Existem também barreiras políticas e burocráticas muito importantes. O processo de venda de ativos sofreu um importante atraso em função da contestação da metodologia de venda de ativos pelo TCU. A empresa chegou a um acordo com o TCU em 2017, e o processo de venda de ativos foi retomado. Entretanto, o processo enfrenta uma forte oposição dos sindicatos e governos locais. Estes atores têm conseguido dificultar a venda de ativos através da judicialização do processo. A praticamente a cada transação, a Petrobras e as empresas adquirentes devem enfrentar processos judiciais que buscam paralisar o plano de desinvestimento.
Por fim, vale ressaltar que existe um obstáculo importante associado à política energética.
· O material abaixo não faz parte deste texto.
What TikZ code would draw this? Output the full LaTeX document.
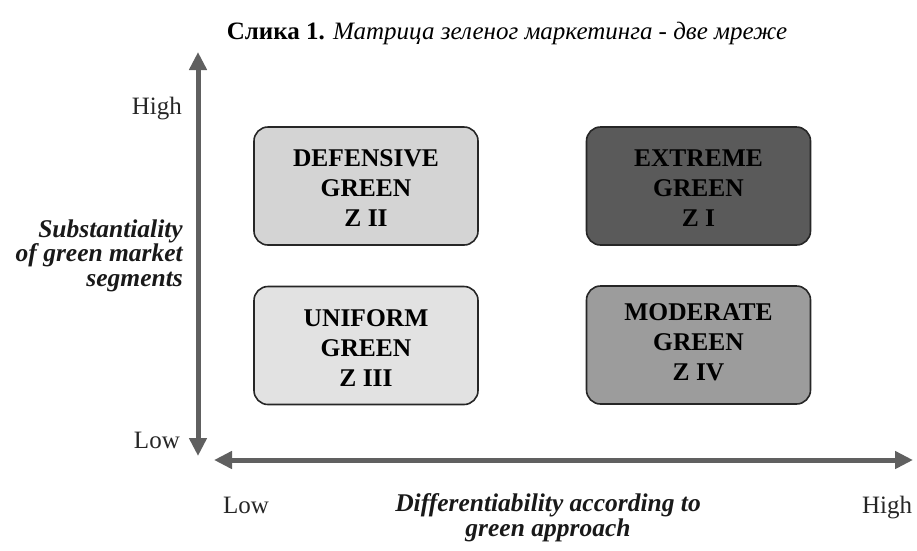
\documentclass[tikz,border=0pt]{standalone}
\usepackage{fontspec}
\setmainfont{Liberation Serif}
\usetikzlibrary{arrows.meta}
\definecolor{axisgray}{HTML}{606060}
\definecolor{fillA}{HTML}{D4D4D4}
\definecolor{fillB}{HTML}{5A5A5A}
\definecolor{fillC}{HTML}{E2E2E2}
\definecolor{fillD}{HTML}{9C9C9C}
\definecolor{edgegray}{HTML}{262626}
\tikzset{
  quad/.style={draw=edgegray, line width=1.6pt, rounded corners=14pt, minimum width=224pt, minimum height=118pt, inner sep=0pt},
  quadtext/.style={font=\fontsize{25.5}{30}\selectfont\bfseries, align=center, anchor=base, text=black},
  axis/.style={draw=axisgray, line width=5pt, {Triangle[length=18pt,width=17pt]}-{Triangle[length=18pt,width=17pt]}},
  lbl/.style={font=\fontsize{25}{25}\selectfont, anchor=base, inner sep=0pt, text=black!85},
  axlbl/.style={font=\fontsize{25.5}{24.5}\selectfont\bfseries\itshape, inner sep=0pt, text=black!90},
}
\begin{document}
\begin{tikzpicture}[x=1pt,y=-1pt]
\useasboundingbox (0,0) rectangle (917,550);
\node[font=\fontsize{25}{27}\selectfont, anchor=base] (title) at (507,39) {\textbf{Слика 1.} \textit{Матрица зеленог маркетинга - две мреже}};
% boxes
\node[quad, fill=fillA] (zii) at (366,186) {};
\node[quad, fill=fillB] (zi) at (698.5,186) {};
\node[quad, fill=fillC] (ziii) at (366,345.5) {};
\node[quad, fill=fillD] (ziv) at (698.5,345) {};
\node[quadtext] (tii) at (366,226) {DEFENSIVE\\GREEN\\Z II};
\node[quadtext] (ti) at (698.5,226) {EXTREME\\GREEN\\Z I};
\node[quadtext] (tiii) at (366,386) {UNIFORM\\GREEN\\Z III};
\node[quadtext] (tiv) at (698.5,380) {MODERATE\\GREEN\\Z IV};
% axes
\coordinate (vtop) at (198,52);
\coordinate (vbot) at (198,456);
\coordinate (hleft) at (214,460);
\coordinate (hright) at (913,460);
\draw[axis] (vbot) -- (vtop);
\draw[axis] (hleft) -- (hright);
% labels
\node[lbl, anchor=base east] (yhigh) at (182,114) {High};
\node[lbl, anchor=base east] (ylow) at (180,448) {Low};
\node[lbl, anchor=base] (xlow) at (246,513) {Low};
\node[lbl, anchor=base] (xhigh) at (887,513) {High};
\node[axlbl, align=right, anchor=base east] (ylab) at (183,286) {Substantiality\\of green market\\segments};
\node[axlbl, align=center, anchor=base] (xlab) at (548,536) {Differentiability according to\\green approach};
\end{tikzpicture}
\end{document}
O valor dos ativos da Petrobras em vários segmentos (térmicas, gás natural, refinarias e campos maduros) depende muito da política setorial. O Governo Federal lançou um ambicioso programa de reformas buscando criar um ambiente de negócios competitivo, mais aberto ao investimento privado: reforma da indústria do gás natural (Programa Gás para Crescer); reorganização do mercado de combustíveis (Programa Combustíveis Brasil); promoção da exploração em terra (Programa Reate); e reforma do setor elétrico. Entretanto, o ambiente político do país dificulta o andamento do processo de reforma. Muitos investidores aguardam o andamento destas iniciativas para se posicionarem em relação ao plano de investimento da Petrobras.
O ajuste e a desalavancagem da Petrobras não depende apenas das estratégias da empresa. Vai depender também da evolução da política energética e regulação setorial. Neste sentido, é fundamental que as autoridades energéticas e os agentes políticos se conscientizem da importância para o país da rápida recuperação da Petrobras. Quanto maior a demora na redução da dívida da Petrobras, maior será o atraso no aproveitamento do potencial econômico do Présal. Além disto, uma Petrobras forte e com boa saúde financeira é o melhor caminho para promover os interesses nacionais na nova geopolítica do petróleo que se desenha.